Divorce mediation is a private and typically more peaceful process where a neutral third party assists divorcing couples in resolving their issues without going to trial. The areas addressed include custody and visitation, spousal and child support and property division.

Spouses often use mediation to settle property or custody agreements in divorce cases. While Texas courts strongly recommend the process in all contested divorce cases, it is mandatory in Parker County before a dispute can go to trial.

The benefits of divorce mediation

Divorce can be messy and painful. It can also be time-consuming and costly when it results in litigation. Mediation offers these benefits:

  • Reduced stress: Trials typically focus on contentious issues. Mediation is more forward-looking and concentrates on areas where spouses agree.
  • Less costly: While the cost of mediation depends on several factors, the process is considerably cheaper than litigation. Some estimates put the savings at 40% to 60%.
  • Privacy: Trials and other court hearings are public proceedings. Mediation is confidential, and no public record exists for discussions, which often include painful personal details and financial information.
  • Flexibility: You and your spouse control where, when and how often you meet. During litigation, you are at the mercy of the court’s schedule.
  • Peaceful co-parenting: The process often results in a better future parenting relationship as mediation usually improves communication skills and makes future interactions easier.

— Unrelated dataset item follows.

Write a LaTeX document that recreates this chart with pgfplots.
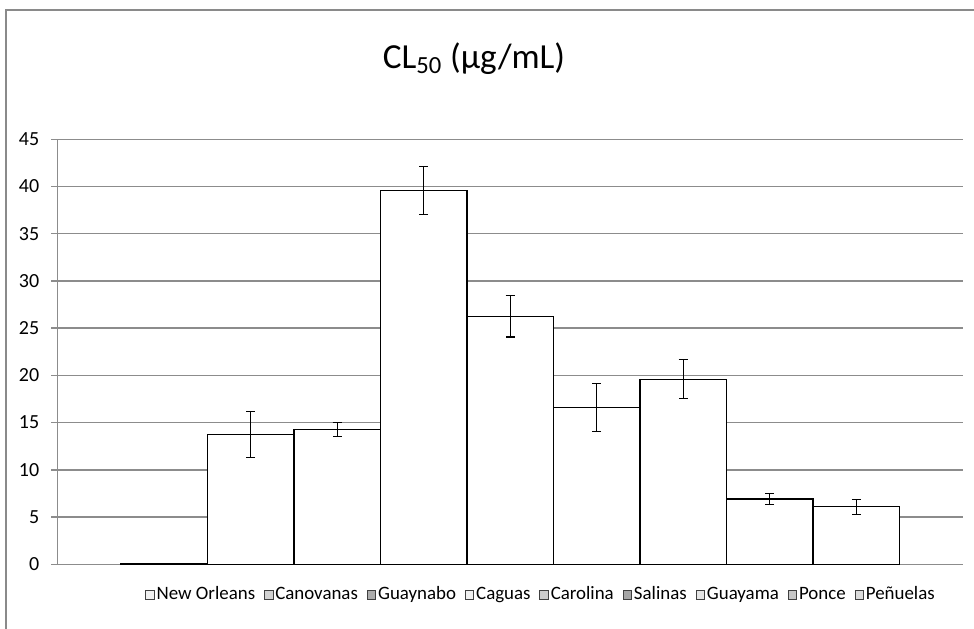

What are the possible outcomes?

If mediation isn’t working for you and your spouse, you still have the option to go to court. However, if you reach a settlement, the mediator will draft a “Rule 11 Agreement.” Once signed by both you and your spouse, it becomes a binding legal document.

It is advisable to consult an experienced family law attorney who understands the mediation process, such as a Certified Family Law Mediator. Your lawyer will work to protect your rights during the process, review the agreement and draft the formal paperwork for approval by the court.